• _EXERCISE OBJECTIVE_: Print the listing as it stands, omitting all images.

________________

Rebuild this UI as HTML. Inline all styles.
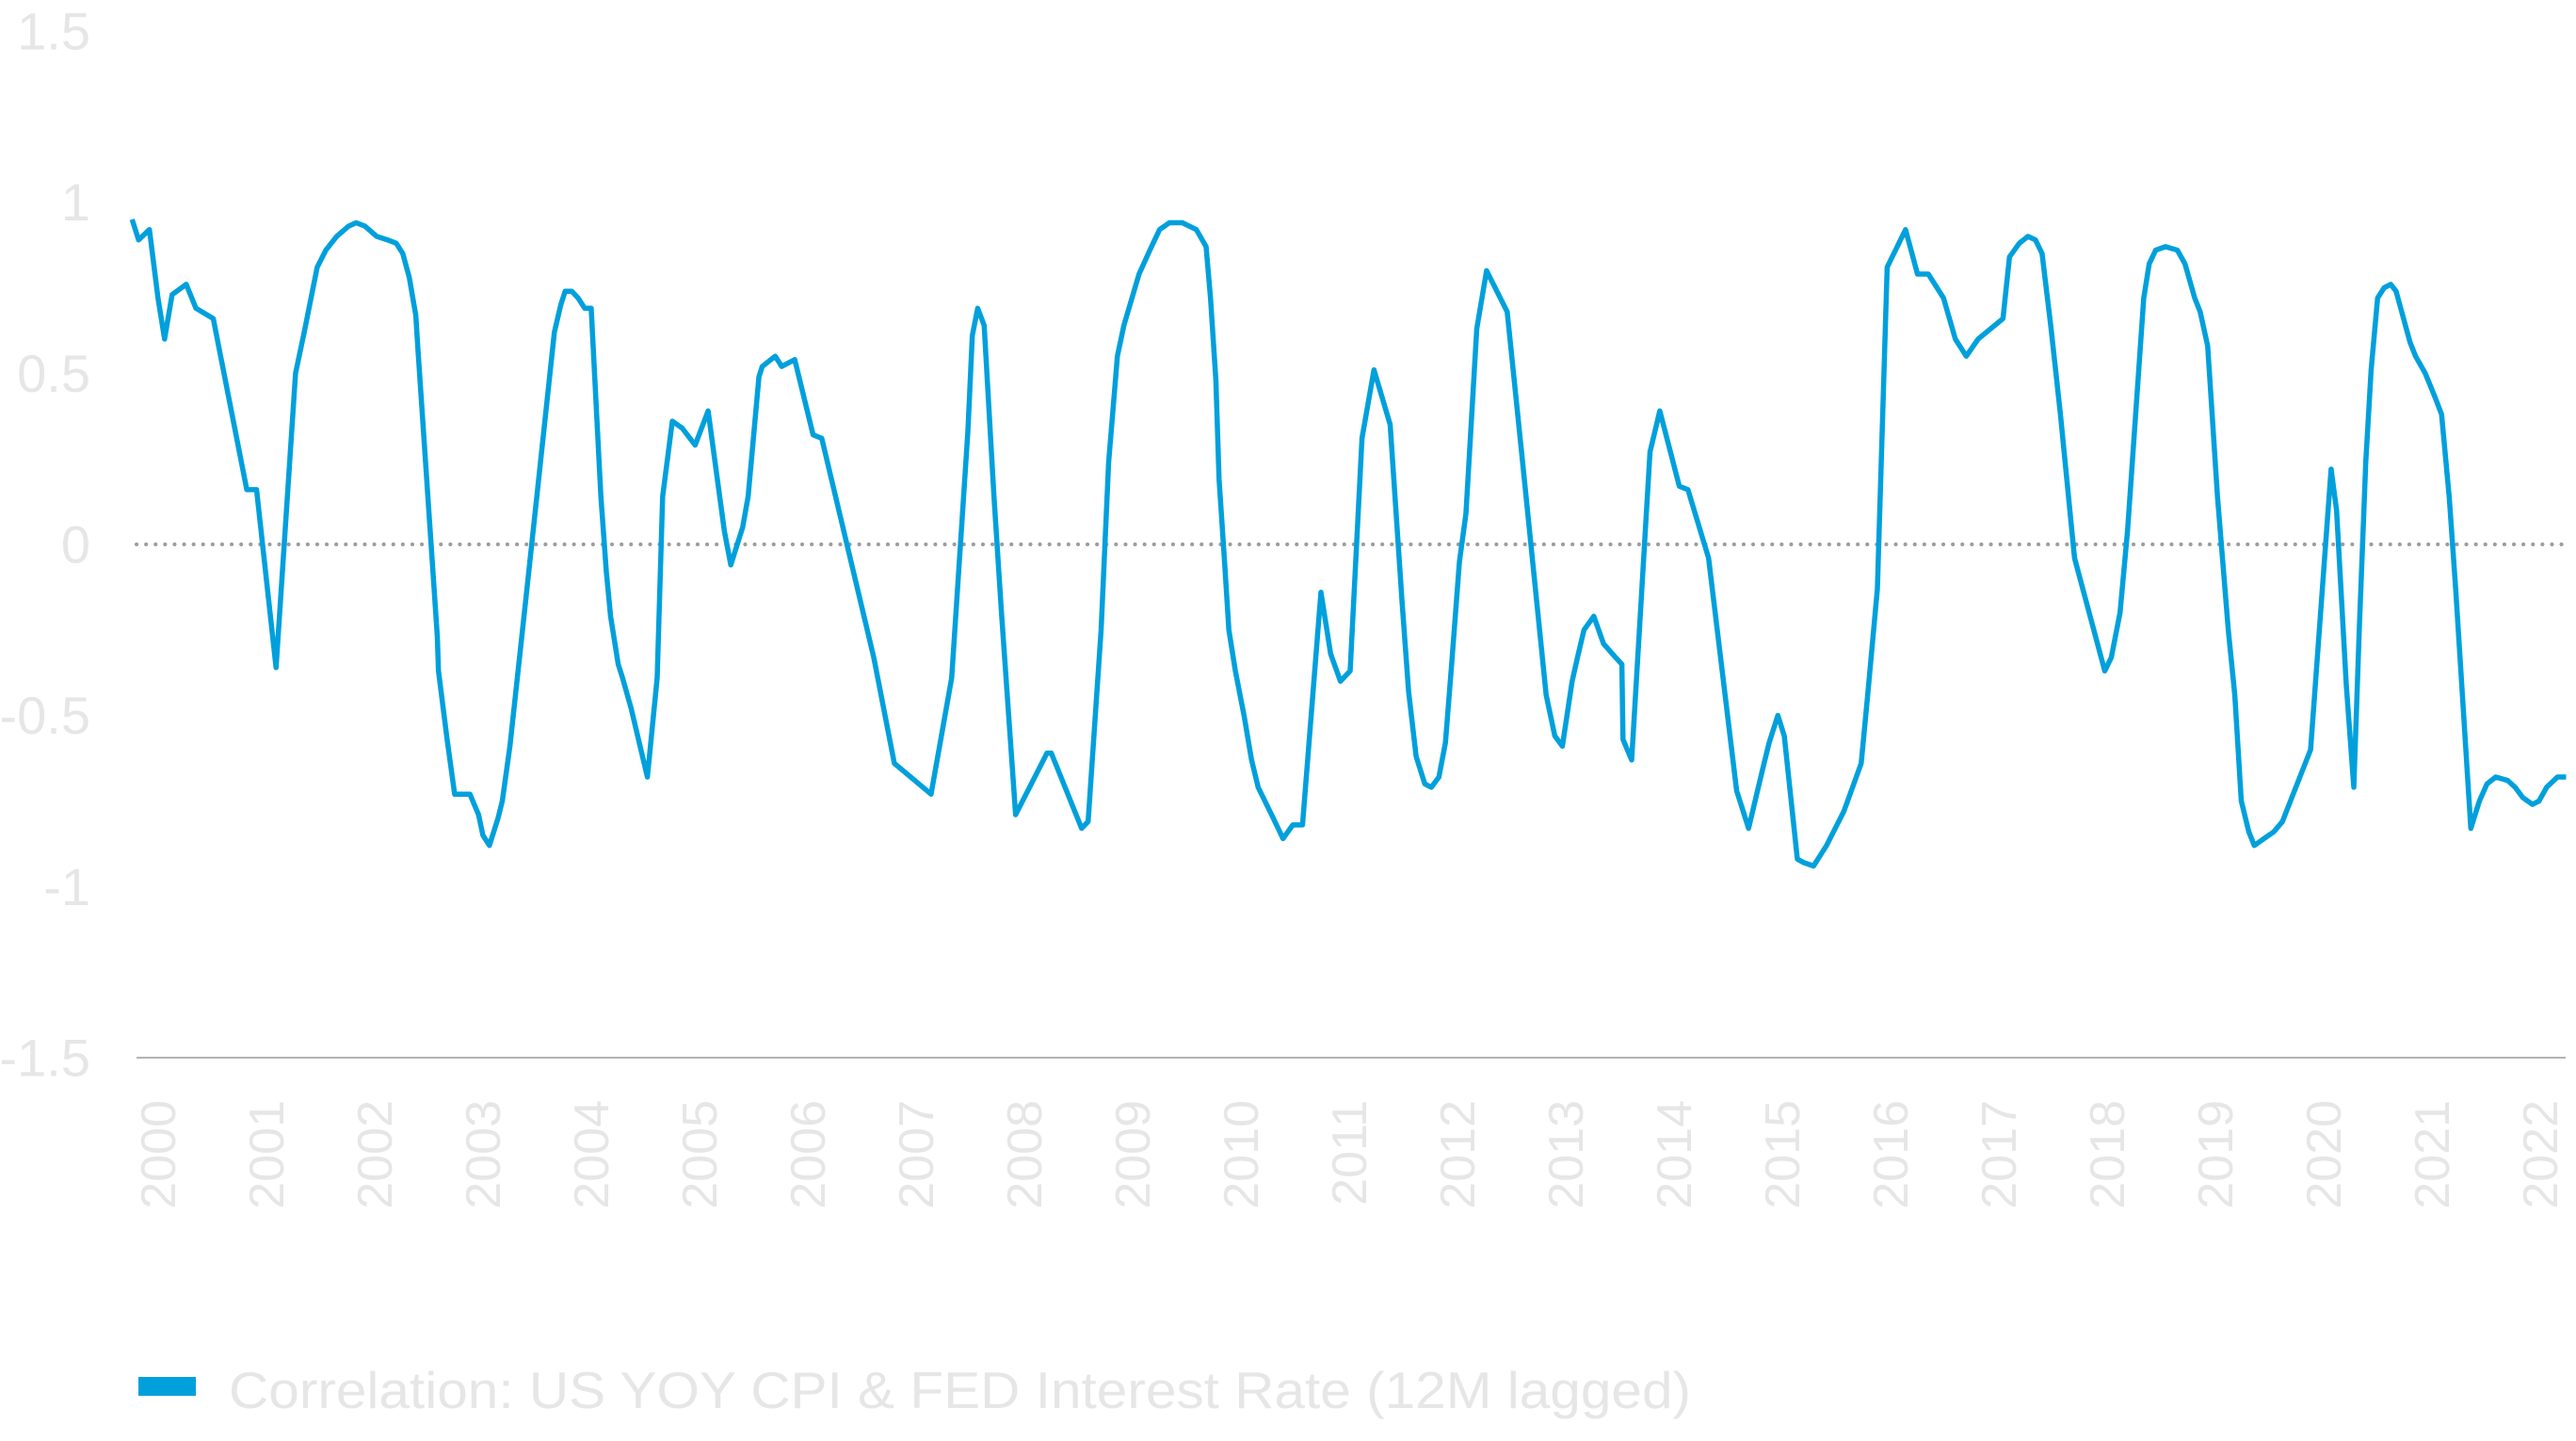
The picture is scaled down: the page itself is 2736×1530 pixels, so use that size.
<!DOCTYPE html>
<html><head><meta charset="utf-8"><style>
html,body{margin:0;padding:0;background:#fff;}
svg{display:block;font-family:"Liberation Sans",sans-serif;}
</style></head><body>
<svg id="chart" width="2736" height="1530" viewBox="0 0 2736 1530" xmlns="http://www.w3.org/2000/svg">
<g id="yaxis"></g>
<g id="xaxis"></g>
<line x1="145" y1="578" x2="2725" y2="578" stroke="#9c9c9c" stroke-width="4" stroke-dasharray="0.1 10" stroke-linecap="round"/>
<line x1="145" y1="1123" x2="2725" y2="1123" stroke="#b3b3b3" stroke-width="2"/>
<path id="series" fill="none" stroke="#00a0dc" stroke-width="5.5" stroke-linejoin="round"/>
<g>
<rect x="147" y="1462" width="61" height="20" fill="#00a0dc"/>
<text x="243" y="1476" font-size="55" fill="#e6e6e6" dominant-baseline="central" textLength="1553" lengthAdjust="spacingAndGlyphs">Correlation: US YOY CPI &amp; FED Interest Rate (12M lagged)</text>
</g>
</svg>
<script>
const yTicks = [1.5, 1, 0.5, 0, -0.5, -1, -1.5];
const yTickLabels = ["1.5", "1", "0.5", "0", "-0.5", "-1", "-1.5"];
const years = [2000,2001,2002,2003,2004,2005,2006,2007,2008,2009,2010,2011,2012,2013,2014,2015,2016,2017,2018,2019,2020,2021,2022];
const times = [-0.25,-0.19,-0.09,-0.01,0.05,0.12,0.25,0.34,0.50,0.81,0.90,1.08,1.26,1.34,1.46,1.54,1.64,1.75,1.82,1.90,2.01,2.11,2.19,2.25,2.31,2.37,2.39,2.57,2.58,2.66,2.73,2.87,2.95,2.99,3.05,3.13,3.17,3.24,3.39,3.65,3.71,3.75,3.81,3.87,3.93,3.99,4.08,4.13,4.17,4.24,4.28,4.36,4.51,4.60,4.65,4.74,4.83,4.95,5.07,5.22,5.28,5.39,5.44,5.54,5.57,5.69,5.75,5.87,6.04,6.12,6.60,6.79,7.13,7.32,7.47,7.51,7.56,7.62,7.71,7.78,7.91,8.20,8.24,8.52,8.58,8.70,8.77,8.85,8.91,9.05,9.15,9.24,9.33,9.45,9.58,9.67,9.71,9.76,9.79,9.84,9.88,9.94,10.02,10.09,10.15,10.29,10.38,10.47,10.56,10.73,10.82,10.91,11.00,11.11,11.22,11.37,11.48,11.54,11.61,11.69,11.75,11.82,11.88,11.94,12.01,12.07,12.17,12.26,12.45,12.58,12.81,12.89,12.96,13.05,13.10,13.16,13.25,13.34,13.45,13.51,13.52,13.60,13.77,13.86,14.04,14.12,14.31,14.57,14.68,14.80,14.87,14.95,15.01,15.13,15.19,15.28,15.40,15.56,15.72,15.78,15.87,15.96,16.13,16.24,16.34,16.48,16.59,16.69,16.80,17.03,17.09,17.18,17.26,17.33,17.39,17.47,17.56,17.69,17.97,18.03,18.11,18.18,18.33,18.38,18.44,18.53,18.64,18.71,18.80,18.85,18.92,19.01,19.11,19.17,19.23,19.30,19.35,19.44,19.53,19.61,19.87,20.06,20.11,20.20,20.27,20.32,20.38,20.43,20.49,20.55,20.61,20.66,20.79,20.84,20.93,21.02,21.08,21.15,21.21,21.35,21.43,21.50,21.58,21.69,21.76,21.83,21.92,21.98,22.05,22.15,22.23];
const values = [0.95,0.89,0.92,0.72,0.60,0.73,0.76,0.69,0.66,0.16,0.16,-0.36,0.50,0.62,0.81,0.86,0.90,0.93,0.94,0.93,0.90,0.89,0.88,0.85,0.78,0.67,0.57,-0.27,-0.37,-0.57,-0.73,-0.73,-0.79,-0.85,-0.88,-0.80,-0.75,-0.59,-0.15,0.62,0.70,0.74,0.74,0.72,0.69,0.69,0.14,-0.08,-0.21,-0.35,-0.39,-0.48,-0.68,-0.39,0.14,0.36,0.34,0.29,0.39,0.04,-0.06,0.05,0.14,0.49,0.52,0.55,0.52,0.54,0.32,0.31,-0.33,-0.64,-0.73,-0.39,0.33,0.61,0.69,0.64,0.14,-0.20,-0.79,-0.61,-0.61,-0.83,-0.81,-0.25,0.24,0.55,0.64,0.79,0.86,0.92,0.94,0.94,0.92,0.87,0.72,0.48,0.19,-0.05,-0.25,-0.37,-0.50,-0.63,-0.71,-0.80,-0.86,-0.82,-0.82,-0.14,-0.32,-0.40,-0.37,0.31,0.51,0.35,-0.17,-0.43,-0.62,-0.70,-0.71,-0.68,-0.58,-0.34,-0.05,0.09,0.63,0.80,0.68,0.28,-0.44,-0.56,-0.59,-0.40,-0.33,-0.25,-0.21,-0.29,-0.33,-0.35,-0.57,-0.63,0.27,0.39,0.17,0.16,-0.04,-0.72,-0.83,-0.67,-0.58,-0.50,-0.56,-0.92,-0.93,-0.94,-0.88,-0.78,-0.64,-0.44,-0.13,0.81,0.92,0.79,0.79,0.72,0.60,0.55,0.60,0.66,0.84,0.88,0.90,0.89,0.85,0.64,0.38,-0.04,-0.37,-0.33,-0.20,0.04,0.72,0.82,0.86,0.87,0.86,0.82,0.72,0.68,0.58,0.14,-0.25,-0.44,-0.75,-0.84,-0.88,-0.86,-0.84,-0.81,-0.60,0.22,0.10,-0.41,-0.71,-0.25,0.24,0.51,0.72,0.75,0.76,0.74,0.59,0.55,0.50,0.43,0.38,0.14,-0.13,-0.83,-0.75,-0.70,-0.68,-0.69,-0.71,-0.74,-0.76,-0.75,-0.71,-0.68,-0.68];

const NS = "http://www.w3.org/2000/svg";
function xScale(t){ return 169 + t * 115; }
function yScale(v){ return 578 - v * 363.3; }

const yaxis = document.getElementById('yaxis');
yTicks.forEach((v, i) => {
  const t = document.createElementNS(NS, 'text');
  
  
  t.setAttribute('x', 96);
  t.setAttribute('y', yScale(v));
  t.setAttribute('text-anchor', 'end');
  t.setAttribute('dominant-baseline', 'central');
  t.setAttribute('font-size', '56');
  t.setAttribute('fill', '#e6e6e6');
  t.textContent = yTickLabels[i];
  yaxis.appendChild(t);
});

const xaxis = document.getElementById('xaxis');
years.forEach(yr => {
  const x = xScale(yr - 2000);
  const t = document.createElementNS(NS, 'text');
  
  
  t.setAttribute('x', x);
  t.setAttribute('y', 1168);
  t.setAttribute('text-anchor', 'end');
  t.setAttribute('dominant-baseline', 'central');
  t.setAttribute('font-size', '52');
  t.setAttribute('fill', '#e6e6e6');
  t.setAttribute('transform', 'rotate(-90 ' + x + ' 1168)');
  t.textContent = String(yr);
  xaxis.appendChild(t);
});

let d = '';
times.forEach((t, i) => {
  d += (i ? 'L' : 'M') + xScale(t).toFixed(1) + ' ' + yScale(values[i]).toFixed(1) + ' ';
});
document.getElementById('series').setAttribute('d', d);
</script>
</body></html>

________________

• _OUTPUT_:
Rebuild this UI as HTML. Inline all styles.
The picture is scaled down: the page itself is 2736×1530 pixels, so use that size.
<!DOCTYPE html>
<html><head><meta charset="utf-8"><style>
html,body{margin:0;padding:0;background:#fff;}
svg{display:block;font-family:"Liberation Sans",sans-serif;}
</style></head><body>
<svg id="chart" width="2736" height="1530" viewBox="0 0 2736 1530" xmlns="http://www.w3.org/2000/svg">
<g id="yaxis"></g>
<g id="xaxis"></g>
<line x1="145" y1="578" x2="2725" y2="578" stroke="#9c9c9c" stroke-width="4" stroke-dasharray="0.1 10" stroke-linecap="round"/>
<line x1="145" y1="1123" x2="2725" y2="1123" stroke="#b3b3b3" stroke-width="2"/>
<path id="series" fill="none" stroke="#00a0dc" stroke-width="5.5" stroke-linejoin="round"/>
<g>
<rect x="147" y="1462" width="61" height="20" fill="#00a0dc"/>
<text x="243" y="1476" font-size="55" fill="#e6e6e6" dominant-baseline="central" textLength="1553" lengthAdjust="spacingAndGlyphs">Correlation: US YOY CPI &amp; FED Interest Rate (12M lagged)</text>
</g>
</svg>
<script>
const yTicks = [1.5, 1, 0.5, 0, -0.5, -1, -1.5];
const yTickLabels = ["1.5", "1", "0.5", "0", "-0.5", "-1", "-1.5"];
const years = [2000,2001,2002,2003,2004,2005,2006,2007,2008,2009,2010,2011,2012,2013,2014,2015,2016,2017,2018,2019,2020,2021,2022];
const times = [-0.25,-0.19,-0.09,-0.01,0.05,0.12,0.25,0.34,0.50,0.81,0.90,1.08,1.26,1.34,1.46,1.54,1.64,1.75,1.82,1.90,2.01,2.11,2.19,2.25,2.31,2.37,2.39,2.57,2.58,2.66,2.73,2.87,2.95,2.99,3.05,3.13,3.17,3.24,3.39,3.65,3.71,3.75,3.81,3.87,3.93,3.99,4.08,4.13,4.17,4.24,4.28,4.36,4.51,4.60,4.65,4.74,4.83,4.95,5.07,5.22,5.28,5.39,5.44,5.54,5.57,5.69,5.75,5.87,6.04,6.12,6.60,6.79,7.13,7.32,7.47,7.51,7.56,7.62,7.71,7.78,7.91,8.20,8.24,8.52,8.58,8.70,8.77,8.85,8.91,9.05,9.15,9.24,9.33,9.45,9.58,9.67,9.71,9.76,9.79,9.84,9.88,9.94,10.02,10.09,10.15,10.29,10.38,10.47,10.56,10.73,10.82,10.91,11.00,11.11,11.22,11.37,11.48,11.54,11.61,11.69,11.75,11.82,11.88,11.94,12.01,12.07,12.17,12.26,12.45,12.58,12.81,12.89,12.96,13.05,13.10,13.16,13.25,13.34,13.45,13.51,13.52,13.60,13.77,13.86,14.04,14.12,14.31,14.57,14.68,14.80,14.87,14.95,15.01,15.13,15.19,15.28,15.40,15.56,15.72,15.78,15.87,15.96,16.13,16.24,16.34,16.48,16.59,16.69,16.80,17.03,17.09,17.18,17.26,17.33,17.39,17.47,17.56,17.69,17.97,18.03,18.11,18.18,18.33,18.38,18.44,18.53,18.64,18.71,18.80,18.85,18.92,19.01,19.11,19.17,19.23,19.30,19.35,19.44,19.53,19.61,19.87,20.06,20.11,20.20,20.27,20.32,20.38,20.43,20.49,20.55,20.61,20.66,20.79,20.84,20.93,21.02,21.08,21.15,21.21,21.35,21.43,21.50,21.58,21.69,21.76,21.83,21.92,21.98,22.05,22.15,22.23];
const values = [0.95,0.89,0.92,0.72,0.60,0.73,0.76,0.69,0.66,0.16,0.16,-0.36,0.50,0.62,0.81,0.86,0.90,0.93,0.94,0.93,0.90,0.89,0.88,0.85,0.78,0.67,0.57,-0.27,-0.37,-0.57,-0.73,-0.73,-0.79,-0.85,-0.88,-0.80,-0.75,-0.59,-0.15,0.62,0.70,0.74,0.74,0.72,0.69,0.69,0.14,-0.08,-0.21,-0.35,-0.39,-0.48,-0.68,-0.39,0.14,0.36,0.34,0.29,0.39,0.04,-0.06,0.05,0.14,0.49,0.52,0.55,0.52,0.54,0.32,0.31,-0.33,-0.64,-0.73,-0.39,0.33,0.61,0.69,0.64,0.14,-0.20,-0.79,-0.61,-0.61,-0.83,-0.81,-0.25,0.24,0.55,0.64,0.79,0.86,0.92,0.94,0.94,0.92,0.87,0.72,0.48,0.19,-0.05,-0.25,-0.37,-0.50,-0.63,-0.71,-0.80,-0.86,-0.82,-0.82,-0.14,-0.32,-0.40,-0.37,0.31,0.51,0.35,-0.17,-0.43,-0.62,-0.70,-0.71,-0.68,-0.58,-0.34,-0.05,0.09,0.63,0.80,0.68,0.28,-0.44,-0.56,-0.59,-0.40,-0.33,-0.25,-0.21,-0.29,-0.33,-0.35,-0.57,-0.63,0.27,0.39,0.17,0.16,-0.04,-0.72,-0.83,-0.67,-0.58,-0.50,-0.56,-0.92,-0.93,-0.94,-0.88,-0.78,-0.64,-0.44,-0.13,0.81,0.92,0.79,0.79,0.72,0.60,0.55,0.60,0.66,0.84,0.88,0.90,0.89,0.85,0.64,0.38,-0.04,-0.37,-0.33,-0.20,0.04,0.72,0.82,0.86,0.87,0.86,0.82,0.72,0.68,0.58,0.14,-0.25,-0.44,-0.75,-0.84,-0.88,-0.86,-0.84,-0.81,-0.60,0.22,0.10,-0.41,-0.71,-0.25,0.24,0.51,0.72,0.75,0.76,0.74,0.59,0.55,0.50,0.43,0.38,0.14,-0.13,-0.83,-0.75,-0.70,-0.68,-0.69,-0.71,-0.74,-0.76,-0.75,-0.71,-0.68,-0.68];

const NS = "http://www.w3.org/2000/svg";
function xScale(t){ return 169 + t * 115; }
function yScale(v){ return 578 - v * 363.3; }

const yaxis = document.getElementById('yaxis');
yTicks.forEach((v, i) => {
  const t = document.createElementNS(NS, 'text');
  
  
  t.setAttribute('x', 96);
  t.setAttribute('y', yScale(v));
  t.setAttribute('text-anchor', 'end');
  t.setAttribute('dominant-baseline', 'central');
  t.setAttribute('font-size', '56');
  t.setAttribute('fill', '#e6e6e6');
  t.textContent = yTickLabels[i];
  yaxis.appendChild(t);
});

const xaxis = document.getElementById('xaxis');
years.forEach(yr => {
  const x = xScale(yr - 2000);
  const t = document.createElementNS(NS, 'text');
  
  
  t.setAttribute('x', x);
  t.setAttribute('y', 1168);
  t.setAttribute('text-anchor', 'end');
  t.setAttribute('dominant-baseline', 'central');
  t.setAttribute('font-size', '52');
  t.setAttribute('fill', '#e6e6e6');
  t.setAttribute('transform', 'rotate(-90 ' + x + ' 1168)');
  t.textContent = String(yr);
  xaxis.appendChild(t);
});

let d = '';
times.forEach((t, i) => {
  d += (i ? 'L' : 'M') + xScale(t).toFixed(1) + ' ' + yScale(values[i]).toFixed(1) + ' ';
});
document.getElementById('series').setAttribute('d', d);
</script>
</body></html>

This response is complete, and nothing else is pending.